▶ [Recorded information]
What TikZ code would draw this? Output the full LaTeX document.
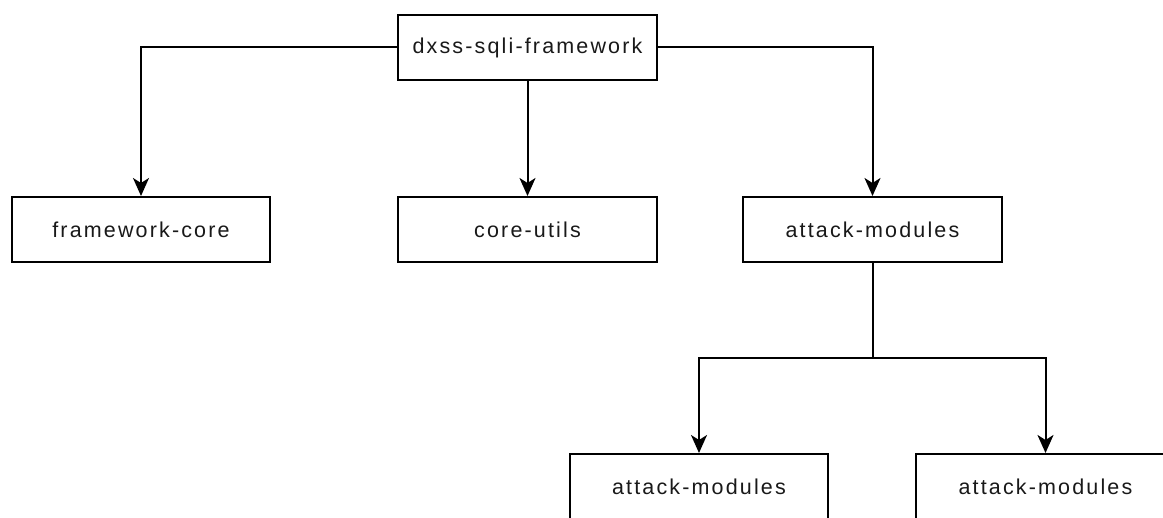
\documentclass[tikz,border=0pt]{standalone}
\usepackage{fontspec}
\setmainfont[LetterSpace=10]{Liberation Sans}
\usetikzlibrary{arrows.meta}
\tikzset{
  modbox/.style={draw=black, line width=2pt, fill=white, minimum width=259pt,
    minimum height=65pt, inner sep=0pt, text=black!90,
    font=\fontsize{21.5}{25}\selectfont},
  link/.style={draw=black, line width=2pt},
  arr/.style={link, -{Stealth[length=18pt,width=16pt,inset=5pt]}}
}
\begin{document}
\begin{tikzpicture}[x=1pt,y=-1pt]
  \useasboundingbox (0,0) rectangle (1163,518);
  \clip (0,0) rectangle (1163,518);
  % root and first level
  \node[modbox] (root) at (527.5,47.5) {dxss-sqli-framework};
  \node[modbox, minimum width=258pt] (fcore) at (141,229.5) {framework-core};
  \node[modbox] (cutils) at (527.5,229.5) {core-utils};
  \node[modbox] (attack) at (872.5,229.5) {attack-modules};
  % second level below attack-modules
  \node[modbox, minimum width=258pt] (attackA) at (699,486.5) {attack-modules};
  \node[modbox] (attackB) at (1045.5,486.5) {attack-modules};
  % connectors
  \draw[arr] (root.west) -| (fcore.north);
  \draw[arr] (root.south) -- (cutils.north);
  \draw[arr] (root.east) -| (attack.north);
  \coordinate (split) at (872.5,358);
  \draw[link] (attack.south) -- (split);
  \draw[arr] (split) -| (attackA.north);
  \draw[arr] (split) -| (attackB.north);
\end{tikzpicture}
\end{document}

▶ [Written request] Repeat the listing in full and exactly. Do not include any images.

▶ [Exercise response]
What TikZ code would draw this? Output the full LaTeX document.
\documentclass[tikz,border=0pt]{standalone}
\usepackage{fontspec}
\setmainfont[LetterSpace=10]{Liberation Sans}
\usetikzlibrary{arrows.meta}
\tikzset{
  modbox/.style={draw=black, line width=2pt, fill=white, minimum width=259pt,
    minimum height=65pt, inner sep=0pt, text=black!90,
    font=\fontsize{21.5}{25}\selectfont},
  link/.style={draw=black, line width=2pt},
  arr/.style={link, -{Stealth[length=18pt,width=16pt,inset=5pt]}}
}
\begin{document}
\begin{tikzpicture}[x=1pt,y=-1pt]
  \useasboundingbox (0,0) rectangle (1163,518);
  \clip (0,0) rectangle (1163,518);
  % root and first level
  \node[modbox] (root) at (527.5,47.5) {dxss-sqli-framework};
  \node[modbox, minimum width=258pt] (fcore) at (141,229.5) {framework-core};
  \node[modbox] (cutils) at (527.5,229.5) {core-utils};
  \node[modbox] (attack) at (872.5,229.5) {attack-modules};
  % second level below attack-modules
  \node[modbox, minimum width=258pt] (attackA) at (699,486.5) {attack-modules};
  \node[modbox] (attackB) at (1045.5,486.5) {attack-modules};
  % connectors
  \draw[arr] (root.west) -| (fcore.north);
  \draw[arr] (root.south) -- (cutils.north);
  \draw[arr] (root.east) -| (attack.north);
  \coordinate (split) at (872.5,358);
  \draw[link] (attack.south) -- (split);
  \draw[arr] (split) -| (attackA.north);
  \draw[arr] (split) -| (attackB.north);
\end{tikzpicture}
\end{document}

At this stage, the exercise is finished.